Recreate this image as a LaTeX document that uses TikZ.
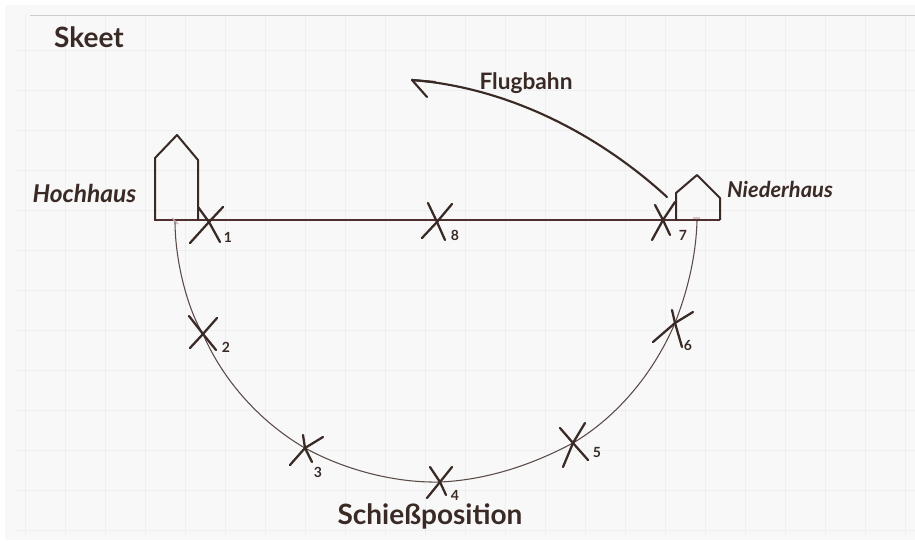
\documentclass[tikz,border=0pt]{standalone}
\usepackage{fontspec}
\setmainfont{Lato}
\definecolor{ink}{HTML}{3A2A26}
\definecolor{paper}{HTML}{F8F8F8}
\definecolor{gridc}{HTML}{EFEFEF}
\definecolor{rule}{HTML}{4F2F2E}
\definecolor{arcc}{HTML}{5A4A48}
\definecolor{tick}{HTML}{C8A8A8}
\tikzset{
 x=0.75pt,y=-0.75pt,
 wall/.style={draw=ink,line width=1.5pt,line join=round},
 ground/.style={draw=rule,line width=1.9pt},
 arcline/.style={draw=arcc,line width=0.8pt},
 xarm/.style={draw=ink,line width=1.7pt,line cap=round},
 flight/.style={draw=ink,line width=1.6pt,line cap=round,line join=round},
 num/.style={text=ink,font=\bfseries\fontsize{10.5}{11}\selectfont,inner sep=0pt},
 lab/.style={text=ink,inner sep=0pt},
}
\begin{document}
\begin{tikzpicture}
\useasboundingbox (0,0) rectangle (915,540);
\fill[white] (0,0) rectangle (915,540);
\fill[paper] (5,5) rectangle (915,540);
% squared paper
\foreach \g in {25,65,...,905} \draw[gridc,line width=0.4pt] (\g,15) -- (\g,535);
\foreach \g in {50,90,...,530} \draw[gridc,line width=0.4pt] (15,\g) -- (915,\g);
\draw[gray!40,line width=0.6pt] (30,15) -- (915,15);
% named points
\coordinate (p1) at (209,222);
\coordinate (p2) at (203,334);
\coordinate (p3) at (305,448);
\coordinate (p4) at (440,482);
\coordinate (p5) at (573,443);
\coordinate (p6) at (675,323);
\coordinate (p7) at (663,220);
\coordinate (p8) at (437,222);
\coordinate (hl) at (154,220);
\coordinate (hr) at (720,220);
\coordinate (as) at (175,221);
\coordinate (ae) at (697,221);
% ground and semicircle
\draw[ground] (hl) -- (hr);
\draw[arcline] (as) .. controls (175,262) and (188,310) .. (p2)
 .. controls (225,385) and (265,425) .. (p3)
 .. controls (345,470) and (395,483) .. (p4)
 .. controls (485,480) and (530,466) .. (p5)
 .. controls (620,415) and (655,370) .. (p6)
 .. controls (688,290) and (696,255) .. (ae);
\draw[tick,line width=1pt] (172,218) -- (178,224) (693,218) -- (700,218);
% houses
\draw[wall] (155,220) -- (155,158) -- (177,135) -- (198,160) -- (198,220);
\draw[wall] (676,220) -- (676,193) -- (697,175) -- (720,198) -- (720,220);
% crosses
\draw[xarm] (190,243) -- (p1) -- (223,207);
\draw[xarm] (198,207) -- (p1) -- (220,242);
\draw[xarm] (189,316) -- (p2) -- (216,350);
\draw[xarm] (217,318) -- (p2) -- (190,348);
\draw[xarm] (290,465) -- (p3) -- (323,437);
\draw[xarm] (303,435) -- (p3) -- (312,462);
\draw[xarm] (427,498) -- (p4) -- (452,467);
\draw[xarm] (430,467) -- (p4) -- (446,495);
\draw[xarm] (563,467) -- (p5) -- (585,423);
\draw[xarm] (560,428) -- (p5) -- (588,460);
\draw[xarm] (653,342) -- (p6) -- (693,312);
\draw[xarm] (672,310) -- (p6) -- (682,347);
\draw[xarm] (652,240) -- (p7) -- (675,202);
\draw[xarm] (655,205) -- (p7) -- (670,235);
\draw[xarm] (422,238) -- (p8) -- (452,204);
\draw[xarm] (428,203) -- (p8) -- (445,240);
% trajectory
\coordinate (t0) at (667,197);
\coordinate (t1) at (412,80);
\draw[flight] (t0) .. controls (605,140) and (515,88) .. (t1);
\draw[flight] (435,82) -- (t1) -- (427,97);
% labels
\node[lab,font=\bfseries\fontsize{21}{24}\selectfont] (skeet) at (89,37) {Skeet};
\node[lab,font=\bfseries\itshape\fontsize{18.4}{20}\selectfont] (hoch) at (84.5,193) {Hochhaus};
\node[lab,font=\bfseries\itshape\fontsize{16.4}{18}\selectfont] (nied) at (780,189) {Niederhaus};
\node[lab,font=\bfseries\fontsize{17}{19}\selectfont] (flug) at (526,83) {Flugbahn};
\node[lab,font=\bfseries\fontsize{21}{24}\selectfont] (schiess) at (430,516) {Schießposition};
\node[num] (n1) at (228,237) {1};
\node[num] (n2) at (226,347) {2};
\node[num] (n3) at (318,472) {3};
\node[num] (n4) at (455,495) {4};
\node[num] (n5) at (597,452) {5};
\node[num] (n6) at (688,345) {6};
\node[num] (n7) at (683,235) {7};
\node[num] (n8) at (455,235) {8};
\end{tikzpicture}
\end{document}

........

Output the material word for word, omitting its pictures.

Recreate this image as a LaTeX document that uses TikZ.
\documentclass[tikz,border=0pt]{standalone}
\usepackage{fontspec}
\setmainfont{Lato}
\definecolor{ink}{HTML}{3A2A26}
\definecolor{paper}{HTML}{F8F8F8}
\definecolor{gridc}{HTML}{EFEFEF}
\definecolor{rule}{HTML}{4F2F2E}
\definecolor{arcc}{HTML}{5A4A48}
\definecolor{tick}{HTML}{C8A8A8}
\tikzset{
 x=0.75pt,y=-0.75pt,
 wall/.style={draw=ink,line width=1.5pt,line join=round},
 ground/.style={draw=rule,line width=1.9pt},
 arcline/.style={draw=arcc,line width=0.8pt},
 xarm/.style={draw=ink,line width=1.7pt,line cap=round},
 flight/.style={draw=ink,line width=1.6pt,line cap=round,line join=round},
 num/.style={text=ink,font=\bfseries\fontsize{10.5}{11}\selectfont,inner sep=0pt},
 lab/.style={text=ink,inner sep=0pt},
}
\begin{document}
\begin{tikzpicture}
\useasboundingbox (0,0) rectangle (915,540);
\fill[white] (0,0) rectangle (915,540);
\fill[paper] (5,5) rectangle (915,540);
% squared paper
\foreach \g in {25,65,...,905} \draw[gridc,line width=0.4pt] (\g,15) -- (\g,535);
\foreach \g in {50,90,...,530} \draw[gridc,line width=0.4pt] (15,\g) -- (915,\g);
\draw[gray!40,line width=0.6pt] (30,15) -- (915,15);
% named points
\coordinate (p1) at (209,222);
\coordinate (p2) at (203,334);
\coordinate (p3) at (305,448);
\coordinate (p4) at (440,482);
\coordinate (p5) at (573,443);
\coordinate (p6) at (675,323);
\coordinate (p7) at (663,220);
\coordinate (p8) at (437,222);
\coordinate (hl) at (154,220);
\coordinate (hr) at (720,220);
\coordinate (as) at (175,221);
\coordinate (ae) at (697,221);
% ground and semicircle
\draw[ground] (hl) -- (hr);
\draw[arcline] (as) .. controls (175,262) and (188,310) .. (p2)
 .. controls (225,385) and (265,425) .. (p3)
 .. controls (345,470) and (395,483) .. (p4)
 .. controls (485,480) and (530,466) .. (p5)
 .. controls (620,415) and (655,370) .. (p6)
 .. controls (688,290) and (696,255) .. (ae);
\draw[tick,line width=1pt] (172,218) -- (178,224) (693,218) -- (700,218);
% houses
\draw[wall] (155,220) -- (155,158) -- (177,135) -- (198,160) -- (198,220);
\draw[wall] (676,220) -- (676,193) -- (697,175) -- (720,198) -- (720,220);
% crosses
\draw[xarm] (190,243) -- (p1) -- (223,207);
\draw[xarm] (198,207) -- (p1) -- (220,242);
\draw[xarm] (189,316) -- (p2) -- (216,350);
\draw[xarm] (217,318) -- (p2) -- (190,348);
\draw[xarm] (290,465) -- (p3) -- (323,437);
\draw[xarm] (303,435) -- (p3) -- (312,462);
\draw[xarm] (427,498) -- (p4) -- (452,467);
\draw[xarm] (430,467) -- (p4) -- (446,495);
\draw[xarm] (563,467) -- (p5) -- (585,423);
\draw[xarm] (560,428) -- (p5) -- (588,460);
\draw[xarm] (653,342) -- (p6) -- (693,312);
\draw[xarm] (672,310) -- (p6) -- (682,347);
\draw[xarm] (652,240) -- (p7) -- (675,202);
\draw[xarm] (655,205) -- (p7) -- (670,235);
\draw[xarm] (422,238) -- (p8) -- (452,204);
\draw[xarm] (428,203) -- (p8) -- (445,240);
% trajectory
\coordinate (t0) at (667,197);
\coordinate (t1) at (412,80);
\draw[flight] (t0) .. controls (605,140) and (515,88) .. (t1);
\draw[flight] (435,82) -- (t1) -- (427,97);
% labels
\node[lab,font=\bfseries\fontsize{21}{24}\selectfont] (skeet) at (89,37) {Skeet};
\node[lab,font=\bfseries\itshape\fontsize{18.4}{20}\selectfont] (hoch) at (84.5,193) {Hochhaus};
\node[lab,font=\bfseries\itshape\fontsize{16.4}{18}\selectfont] (nied) at (780,189) {Niederhaus};
\node[lab,font=\bfseries\fontsize{17}{19}\selectfont] (flug) at (526,83) {Flugbahn};
\node[lab,font=\bfseries\fontsize{21}{24}\selectfont] (schiess) at (430,516) {Schießposition};
\node[num] (n1) at (228,237) {1};
\node[num] (n2) at (226,347) {2};
\node[num] (n3) at (318,472) {3};
\node[num] (n4) at (455,495) {4};
\node[num] (n5) at (597,452) {5};
\node[num] (n6) at (688,345) {6};
\node[num] (n7) at (683,235) {7};
\node[num] (n8) at (455,235) {8};
\end{tikzpicture}
\end{document}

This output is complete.